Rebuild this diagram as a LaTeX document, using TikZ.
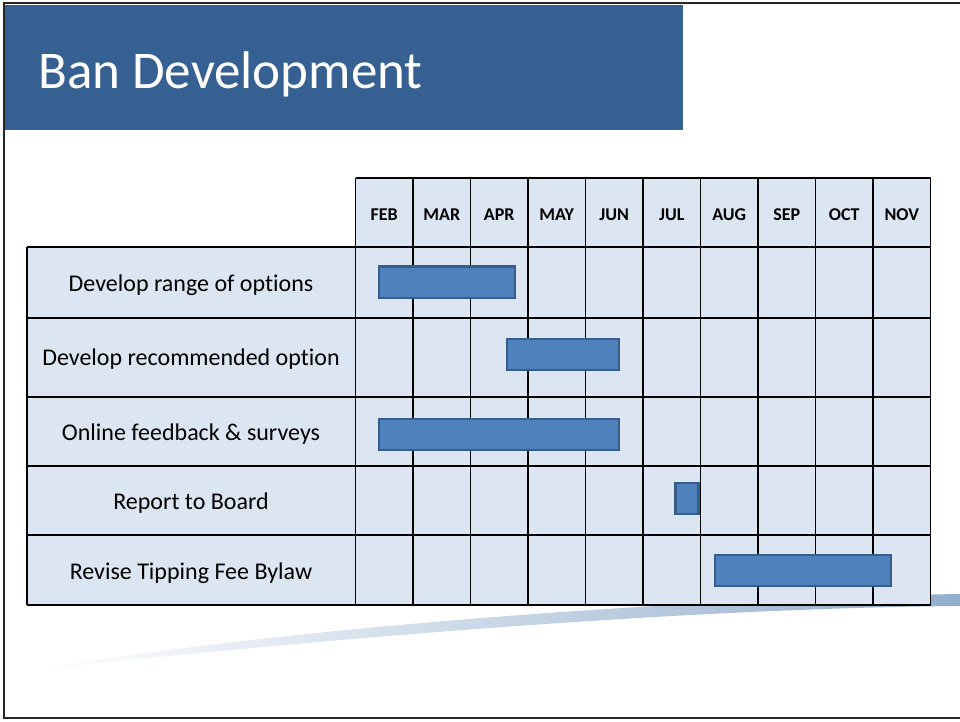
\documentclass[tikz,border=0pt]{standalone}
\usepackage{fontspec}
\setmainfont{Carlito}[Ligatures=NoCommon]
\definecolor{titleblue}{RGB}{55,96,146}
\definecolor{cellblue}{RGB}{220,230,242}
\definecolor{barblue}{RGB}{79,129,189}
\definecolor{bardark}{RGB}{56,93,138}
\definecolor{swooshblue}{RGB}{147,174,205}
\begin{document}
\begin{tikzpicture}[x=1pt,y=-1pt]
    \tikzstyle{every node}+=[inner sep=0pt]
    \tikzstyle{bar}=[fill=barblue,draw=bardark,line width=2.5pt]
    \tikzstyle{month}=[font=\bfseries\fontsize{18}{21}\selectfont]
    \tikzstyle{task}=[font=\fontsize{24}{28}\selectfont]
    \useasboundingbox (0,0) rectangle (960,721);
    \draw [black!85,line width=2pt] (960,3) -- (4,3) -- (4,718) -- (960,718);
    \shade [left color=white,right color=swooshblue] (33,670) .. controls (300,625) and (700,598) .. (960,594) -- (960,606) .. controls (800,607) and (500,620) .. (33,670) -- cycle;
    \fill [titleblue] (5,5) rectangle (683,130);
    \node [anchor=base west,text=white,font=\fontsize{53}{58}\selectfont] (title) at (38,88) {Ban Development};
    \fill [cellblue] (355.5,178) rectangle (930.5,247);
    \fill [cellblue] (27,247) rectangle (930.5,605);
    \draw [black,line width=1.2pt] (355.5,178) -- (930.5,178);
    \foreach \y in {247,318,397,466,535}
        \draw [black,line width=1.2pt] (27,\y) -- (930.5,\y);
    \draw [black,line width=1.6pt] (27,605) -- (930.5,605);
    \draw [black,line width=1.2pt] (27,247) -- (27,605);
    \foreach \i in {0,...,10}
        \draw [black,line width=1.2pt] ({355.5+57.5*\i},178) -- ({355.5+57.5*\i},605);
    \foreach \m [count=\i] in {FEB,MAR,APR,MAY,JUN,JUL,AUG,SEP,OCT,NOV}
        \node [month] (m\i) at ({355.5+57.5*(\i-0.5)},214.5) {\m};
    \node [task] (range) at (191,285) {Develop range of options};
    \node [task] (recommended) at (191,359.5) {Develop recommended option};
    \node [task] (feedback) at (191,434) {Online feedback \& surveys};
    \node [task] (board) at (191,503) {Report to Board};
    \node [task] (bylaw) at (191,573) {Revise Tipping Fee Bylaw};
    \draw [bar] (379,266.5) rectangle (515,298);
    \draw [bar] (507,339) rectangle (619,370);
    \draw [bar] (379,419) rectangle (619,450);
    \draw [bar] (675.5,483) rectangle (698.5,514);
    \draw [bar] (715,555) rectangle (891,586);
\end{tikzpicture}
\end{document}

§ **What is asked**: Omit pictures; set down the rest of the material word for word.

§ **Solution to the problem**:
Rebuild this diagram as a LaTeX document, using TikZ.
\documentclass[tikz,border=0pt]{standalone}
\usepackage{fontspec}
\setmainfont{Carlito}[Ligatures=NoCommon]
\definecolor{titleblue}{RGB}{55,96,146}
\definecolor{cellblue}{RGB}{220,230,242}
\definecolor{barblue}{RGB}{79,129,189}
\definecolor{bardark}{RGB}{56,93,138}
\definecolor{swooshblue}{RGB}{147,174,205}
\begin{document}
\begin{tikzpicture}[x=1pt,y=-1pt]
    \tikzstyle{every node}+=[inner sep=0pt]
    \tikzstyle{bar}=[fill=barblue,draw=bardark,line width=2.5pt]
    \tikzstyle{month}=[font=\bfseries\fontsize{18}{21}\selectfont]
    \tikzstyle{task}=[font=\fontsize{24}{28}\selectfont]
    \useasboundingbox (0,0) rectangle (960,721);
    \draw [black!85,line width=2pt] (960,3) -- (4,3) -- (4,718) -- (960,718);
    \shade [left color=white,right color=swooshblue] (33,670) .. controls (300,625) and (700,598) .. (960,594) -- (960,606) .. controls (800,607) and (500,620) .. (33,670) -- cycle;
    \fill [titleblue] (5,5) rectangle (683,130);
    \node [anchor=base west,text=white,font=\fontsize{53}{58}\selectfont] (title) at (38,88) {Ban Development};
    \fill [cellblue] (355.5,178) rectangle (930.5,247);
    \fill [cellblue] (27,247) rectangle (930.5,605);
    \draw [black,line width=1.2pt] (355.5,178) -- (930.5,178);
    \foreach \y in {247,318,397,466,535}
        \draw [black,line width=1.2pt] (27,\y) -- (930.5,\y);
    \draw [black,line width=1.6pt] (27,605) -- (930.5,605);
    \draw [black,line width=1.2pt] (27,247) -- (27,605);
    \foreach \i in {0,...,10}
        \draw [black,line width=1.2pt] ({355.5+57.5*\i},178) -- ({355.5+57.5*\i},605);
    \foreach \m [count=\i] in {FEB,MAR,APR,MAY,JUN,JUL,AUG,SEP,OCT,NOV}
        \node [month] (m\i) at ({355.5+57.5*(\i-0.5)},214.5) {\m};
    \node [task] (range) at (191,285) {Develop range of options};
    \node [task] (recommended) at (191,359.5) {Develop recommended option};
    \node [task] (feedback) at (191,434) {Online feedback \& surveys};
    \node [task] (board) at (191,503) {Report to Board};
    \node [task] (bylaw) at (191,573) {Revise Tipping Fee Bylaw};
    \draw [bar] (379,266.5) rectangle (515,298);
    \draw [bar] (507,339) rectangle (619,370);
    \draw [bar] (379,419) rectangle (619,450);
    \draw [bar] (675.5,483) rectangle (698.5,514);
    \draw [bar] (715,555) rectangle (891,586);
\end{tikzpicture}
\end{document}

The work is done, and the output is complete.